The Analyst score of 61 tells me that Wall Street is constructive but not pounding the table. That aligns with where I sit. Earnings come in at 73, reflecting three beats out of the last four quarters. Apple continues to deliver operationally, and the Services segment in particular has been the story of the last several years. But a single miss in four quarters is a reminder that even Apple is not immune to execution variability.

The score that gives me the most pause is Insider activity at 48, which is slightly below neutral. I always pay attention to what the people inside the building are doing with their own money. A reading below 50 does not flash alarm bells, but it also does not suggest that leadership sees a screaming bargain at current levels.

The Globalstar Situation

The headlines around Globalstar, Amazon, and Apple deserve a clear-eyed assessment rather than panic. Globalstar shares are getting "obliterated" per the news cycle, and Apple finds itself referenced in the middle of Amazon's discussions with the satellite communications provider. Here is what matters for Apple holders: the satellite partnership Apple struck with Globalstar for Emergency SOS was always a strategic bet on connectivity resilience, not a core revenue driver. If Amazon is negotiating its own arrangement with Globalstar, it could dilute Globalstar's capacity or exclusivity in ways that affect Apple's roadmap for satellite features.

But let me be direct. This is noise at the margin. Apple's satellite strategy is one small thread in a vast ecosystem tapestry. The real value drivers remain the iPhone installed base north of 1.2 billion active devices, the Services revenue stream that now carries higher margins than any hardware line, and the capital return program that has retired hundreds of billions in shares over the past decade. I will watch the Globalstar situation for any material change to Apple's satellite ambitions, but I refuse to let it distort the long-term picture.

The Ecosystem Moat in 2026

What continues to set Apple apart is the compounding nature of its ecosystem lock-in. Every new device, every new subscription, every integration of Apple Intelligence features deepens the switching cost for the 2 billion plus active devices in the wild. The Vision Pro may not have been the mass-market hit some hoped for in its first generation, but it represents another layer of spatial computing that only Apple has the hardware-software integration chops to deliver at scale over time.

Services revenue, which I have long argued is the most underappreciated part of the Apple story, continues to grow at a pace that dwarfs the hardware segments in terms of margin contribution.
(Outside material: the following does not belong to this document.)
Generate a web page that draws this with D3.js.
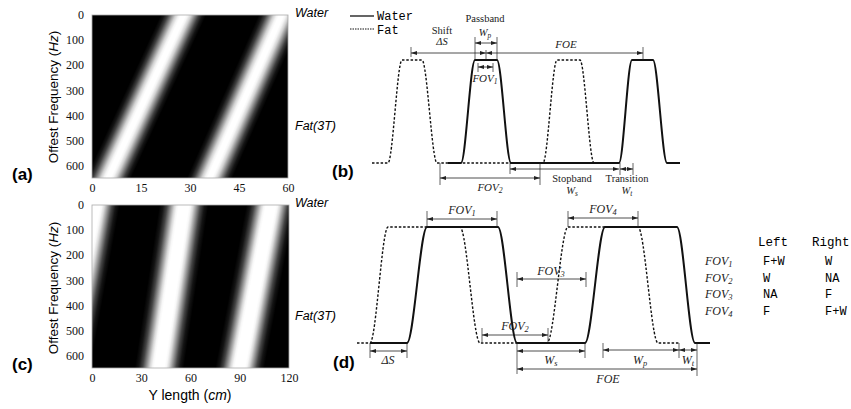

App Store, Apple Music, iCloud, Apple TV Plus, Apple Pay, and the expanding advertising business collectively form a recurring revenue engine that smooths out hardware cycles and lifts overall profitability.

The capital return program remains among the most shareholder-friendly in corporate history. Share buybacks continue to reduce the float systematically, meaning that even modest revenue and earnings growth translates into meaningful per-share compounding. This is the quiet engine that many investors underestimate.

What I Am Watching

I want to see the next earnings report confirm that Services growth remains on its mid-teens trajectory. I want clarity on any changes to the Globalstar partnership terms. And I want to see insider activity stabilize or improve before moving to a more aggressive stance.

Bottom Line

Apple at $258.86, up 1.15% on the day, is a world-class business trading at a fair price. The signal score of 63 confirms what my instincts suggest: this is a hold, not a moment of action. The ecosystem has never been stronger, the capital return engine has never been more powerful, and the installed base has never been more deeply entrenched. But discipline demands that I wait for a better entry or a clearer catalyst before adding. Quality is permanent. Urgency is not.